Le NPF a fait ses preuves pendant plus de 40 ans, depuis 1976, et ne devrait être que réorganisé pour être plus efficace que le système CSG. Le NPF est un système bien structuré axé sur l’investissement plutôt que sur la simple collecte et les dépenses. Il était transparent où chaque employé pouvait avoir une visibilité sur le montant qu’il avait contribué. Oui, il faut introduire le NPF, qui était un fonds distinct avec des objectifs d’investissement sécurisés et bien définis.
Que recommandez-vous pour financer les pensions?

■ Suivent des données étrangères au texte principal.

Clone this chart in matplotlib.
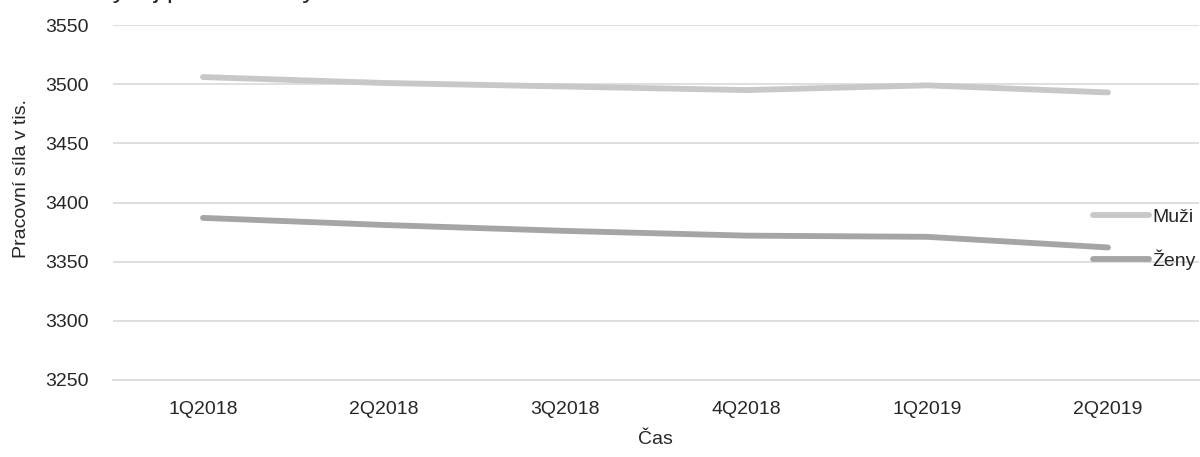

La première solution consiste désormais à prélever de l’argent à partir d’autres sources de taxes telles que la TVA et d’autres impôts directs pour subventionner la hausse des pensions. Deuxièmement, il s’agit d’utiliser les réserves existantes accumulées par le gouvernement pour financer l’augmentation des pensions. Troisièmement, il faut réduire les dépenses gouvernementales et les gaspillages avec un plan approprié et efficace en place pour tous les ministères. Pour ce faire, le gouvernement devrait rembourser l’argent utilisé à d’autres fins dans le fonds de la CSG. Par ailleurs, il devrait encourager les régimes de retraite parrainés par l’employeur et les régimes de retraite privés pour diversifier les sources de financement et réduire la dépendance des fonds publics. La création d’une collaboration public-privé est aussi importante pour élaborer des solutions innovantes de financement des pensions, tout en exploitant les forces des deux secteurs.